I’ve written twice (”Borrowers Report Frustration with Mortgage Industry” AND “Trust Deficit in Mortgage Industry“) recently about public distrust and dissatisfaction of the mortgage industry. While my attacks were directed primarily at lenders, now I’m starting to wonder whether perhaps investors also deserve a large share of the blame.

After all, it was private mortgage investors that facilitated the housing bubble through their insatiable appetite for Mortgage Backed Securities (MBS). They bid down mortgage rates for borrowers with poor financial circumstances and dubious abilities to repay the mortgages. Facing billions of dollars in losses, investors have tried to putback such mortgages to lenders, which have been accused of neglecting their own underwriting standards and misleading investors. However, judges have ruled repeatedly against investors, often times dismissing their cases as being without merit.

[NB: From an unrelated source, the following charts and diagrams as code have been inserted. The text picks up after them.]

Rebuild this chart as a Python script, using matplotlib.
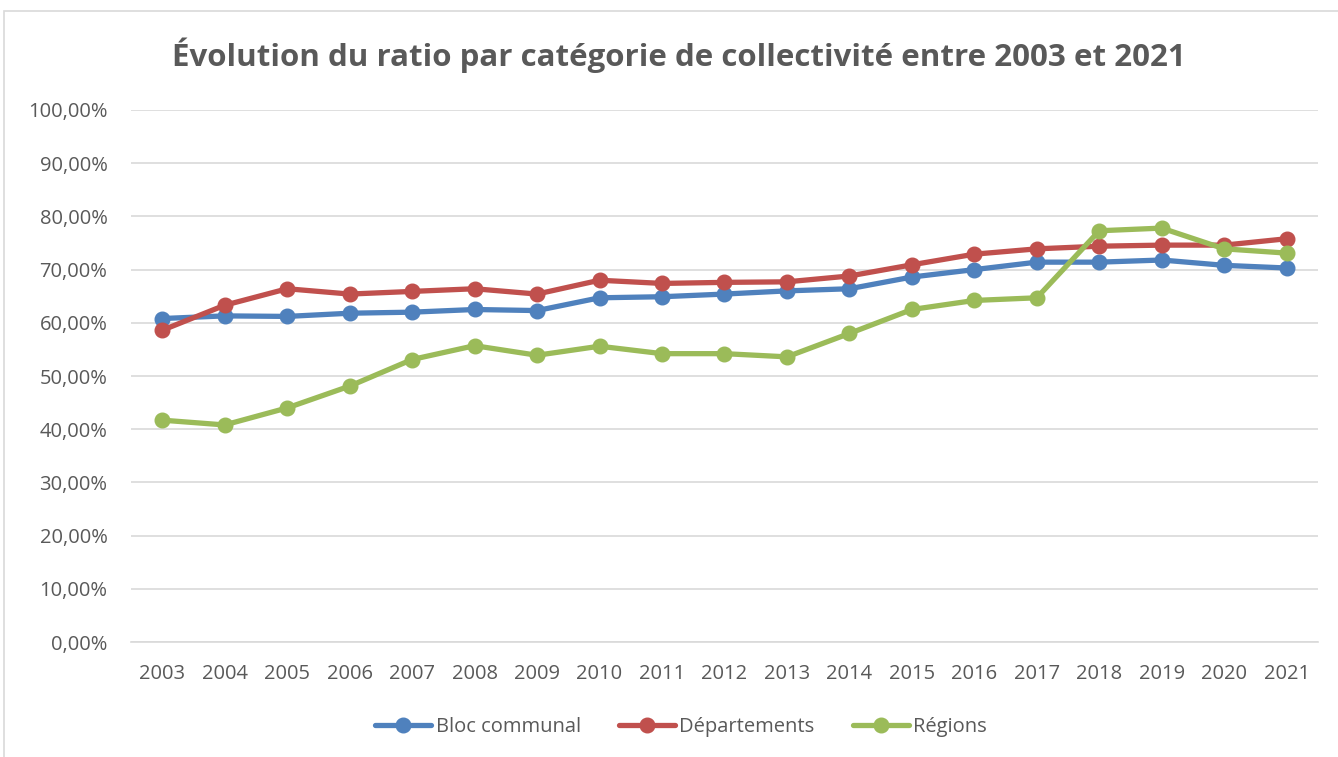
import numpy as np
import matplotlib.pyplot as plt
from matplotlib.patches import Rectangle
from matplotlib.ticker import FuncFormatter

plt.rcParams['font.family'] = ['Open Sans', 'DejaVu Sans']

years = [str(y) for y in range(2003, 2022)]
bloc = [60.8, 61.3, 61.2, 61.8, 62.0, 62.5, 62.3, 64.7, 64.9, 65.4,
        66.0, 66.4, 68.6, 70.0, 71.4, 71.4, 71.8, 70.8, 70.3]
departements = [58.6, 63.3, 66.4, 65.4, 65.9, 66.4, 65.4, 68.0, 67.4, 67.6,
                67.7, 68.8, 70.9, 72.9, 73.9, 74.4, 74.6, 74.6, 75.8]
regions = [41.7, 40.8, 44.0, 48.1, 53.1, 55.7, 53.9, 55.6, 54.2, 54.2,
           53.6, 58.0, 62.5, 64.2, 64.7, 77.3, 77.8, 73.9, 73.1]

grey = '#595959'
fig = plt.figure(figsize=(13.38, 7.57), dpi=100)
ax = fig.add_axes([0.0979, 0.1519, 0.8871, 0.7028])

# outer chart border
fig.patches.append(Rectangle((0.003, -0.01), 1.05, 0.995, transform=fig.transFigure,
                             fill=False, edgecolor='#d9d9d9', linewidth=1.2))

x = np.arange(len(years))
series = [(bloc, '#4f81bd', 'Bloc communal'),
          (departements, '#c0504d', 'Départements'),
          (regions, '#9bbb59', 'Régions')]
for vals, col, lab in series:
    ax.plot(x, vals, color=col, lw=3.8, marker='o', ms=10.5, label=lab,
            solid_capstyle='round')

ax.set_xlim(-0.5, len(years) - 0.5)
ax.set_ylim(0, 100)
ax.set_yticks(np.arange(0, 101, 10))
ax.yaxis.set_major_formatter(FuncFormatter(lambda v, p: f'{v:.2f}%'.replace('.', ',')))
ax.set_xticks(x)
ax.set_xticklabels(years)
ax.grid(axis='y', color='#d9d9d9', lw=1.2)
ax.set_axisbelow(True)
for s in ['top', 'right', 'left']:
    ax.spines[s].set_visible(False)
ax.spines['bottom'].set_color('#d9d9d9')
ax.spines['bottom'].set_linewidth(1.2)
ax.tick_params(length=0, labelsize=14.5, labelcolor=grey)
ax.tick_params(axis='y', pad=17)
ax.tick_params(axis='x', pad=16)

fig.suptitle('Évolution du ratio par catégorie de collectivité entre 2003 et 2021',
             x=0.507, y=0.951, fontsize=22.5, fontweight='bold', color=grey)

fig.legend(loc='center', bbox_to_anchor=(0.509, 0.04), ncol=3, frameon=False,
           fontsize=14.5, labelcolor=grey, handlelength=2.8, columnspacing=1.9,
           handletextpad=0.2)

fig.savefig('out.png', dpi=100)
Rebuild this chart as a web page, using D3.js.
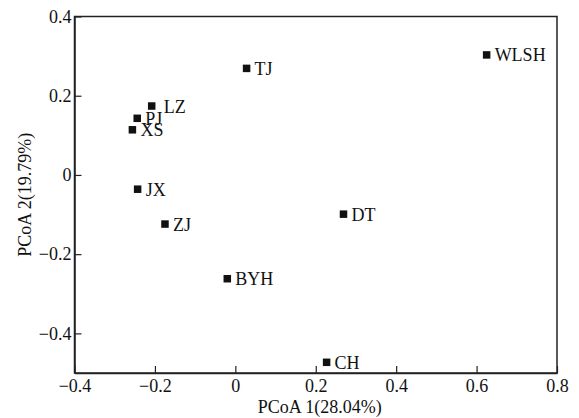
<!DOCTYPE html>
<html>
<head>
<meta charset="utf-8">
<script src="https://cdn.jsdelivr.net/npm/d3@7"></script>
<style>
  body { margin: 0; background: #fff; }
  text { font-family: "Liberation Serif", "Times New Roman", serif; fill: #111; }
</style>
</head>
<body>
<script>
    // Sites and their PCoA coordinates
    var sites = ["LZ", "PJ", "XS", "JX", "ZJ", "TJ", "WLSH", "DT", "BYH", "CH"];
    var pc1 = [-0.208, -0.244, -0.256, -0.243, -0.175, 0.028, 0.625, 0.269, -0.020, 0.227];
    var pc2 = [0.174, 0.143, 0.114, -0.036, -0.124, 0.269, 0.303, -0.099, -0.262, -0.473];

    // Axis ticks
    var xTicks = [-0.4, -0.2, 0, 0.2, 0.4, 0.6, 0.8];
    var yTicks = [-0.4, -0.2, 0, 0.2, 0.4];

    var xTitle = "PCoA 1(28.04%)";
    var yTitle = "PCoA 2(19.79%)";

    function init() {
        var w = 579;
        var h = 418;
        var margin = {top: 16.5, right: 22, bottom: 45, left: 74.5};
        var iw = w - margin.left - margin.right;
        var ih = h - margin.top - margin.bottom;

        var data = sites.map(function(s, i) {
            return {name: s, x: pc1[i], y: pc2[i]};
        });

        var xScale = d3.scaleLinear().domain([-0.4, 0.8]).range([0, iw]);
        var yScale = d3.scaleLinear().domain([-0.5, 0.4]).range([ih, 0]);

        var fmt = function(d) { return d === 0 ? "0" : d3.format(".1f")(d); };

        var svg = d3.select("body")
                    .append("svg")
                    .attr("width", w)
                    .attr("height", h);

        var g = svg.append("g")
                   .attr("transform", "translate(" + margin.left + "," + margin.top + ")");

        // frame
        g.append("rect")
         .attr("width", iw)
         .attr("height", ih)
         .attr("fill", "none")
         .attr("stroke", "#222")
         .attr("stroke-width", 1.5);

        // x axis, ticks pointing inward
        var xAxis = g.append("g")
                     .attr("transform", "translate(0," + ih + ")")
                     .call(d3.axisBottom(xScale).tickValues(xTicks).tickFormat(fmt)
                           .tickSizeInner(-7).tickSizeOuter(0).tickPadding(4));

        // y axis
        var yAxis = g.append("g")
                     .call(d3.axisLeft(yScale).tickValues(yTicks).tickFormat(fmt)
                           .tickSizeInner(-7).tickSizeOuter(0).tickPadding(3));

        [xAxis, yAxis].forEach(function(a) {
            a.select(".domain").attr("stroke", "#222").attr("stroke-width", 1.5);
            a.selectAll(".tick line").attr("stroke", "#222").attr("stroke-width", 1.2);
            a.selectAll(".tick text")
             .attr("fill", "#111")
             .style("font-family", "'Liberation Serif', serif")
             .style("font-size", "18px");
        });
        xAxis.selectAll(".tick text").attr("dy", "0.82em");

        // axis titles
        g.append("text")
         .attr("x", iw / 2 + 4)
         .attr("y", ih + 40)
         .attr("text-anchor", "middle")
         .style("font-size", "18px")
         .text(xTitle);

        g.append("text")
         .attr("transform", "translate(" + (31 - margin.left) + "," + (ih / 2) + ") rotate(-90)")
         .attr("text-anchor", "middle")
         .style("font-size", "18px")
         .text(yTitle);

        // points
        var pts = g.selectAll("g.pt")
                   .data(data)
                   .enter()
                   .append("g")
                   .attr("class", "pt")
                   .attr("transform", function(d) {
                       return "translate(" + xScale(d.x) + "," + yScale(d.y) + ")";
                   });

        pts.append("rect")
           .attr("x", -3.75)
           .attr("y", -3.75)
           .attr("width", 7.5)
           .attr("height", 7.5)
           .attr("fill", "#111");

        pts.append("text")
           .attr("x", function(d) { return d.name === "LZ" ? 12 : 8; })
           .attr("dy", "0.36em")
           .style("font-size", "18px")
           .text(function(d) { return d.name; });
    }

    window.onload = init;
</script>
</body>
</html>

Investors also may represent one of the primary obstacles to mortgage modification. Investors have singled out Bank of America, “for not foreclosing on homeowners quickly enough and for making loan modifications that may keep borrowers in their homes.” Investors have countered that they “aren’t opposed to loans being reworked for ‘deserving borrowers.’ ” That’s probably not much of a consolation for anyone who has failed to successfully navigate the mortgage modification process.

Comments of that nature provide a sad window into the thought process of investors, which are simply interested in extracting the most amount of value (or minimizing their losses, in this case). They viewed the foreclosure scandal is problematic not because of allegations of unjustified (or even illegal) foreclosures, but rather because it might delay them from recouping their investments. Their criticism that, “processing mistakes and insufficient staffing at Bank of America are unnecessarily delaying foreclosures” was directed at the system for being inefficient, not unfair.

It’s hard to know whether to feel happy or merely indifferent that investors are being rebuffed in their efforts to recoup their losses. On the one hand, it means there is some comeuppance for the mistakes they made. On the other hand, it implies a victory for lenders. If there is no check coming from the government and now no check coming from investors, it’s no wonder that most lenders are already recording healthy profits, and are set to emerge from the financial crisis unscathed. In theory, that should be good news for borrowers. In practice, I have reason to believe otherwise.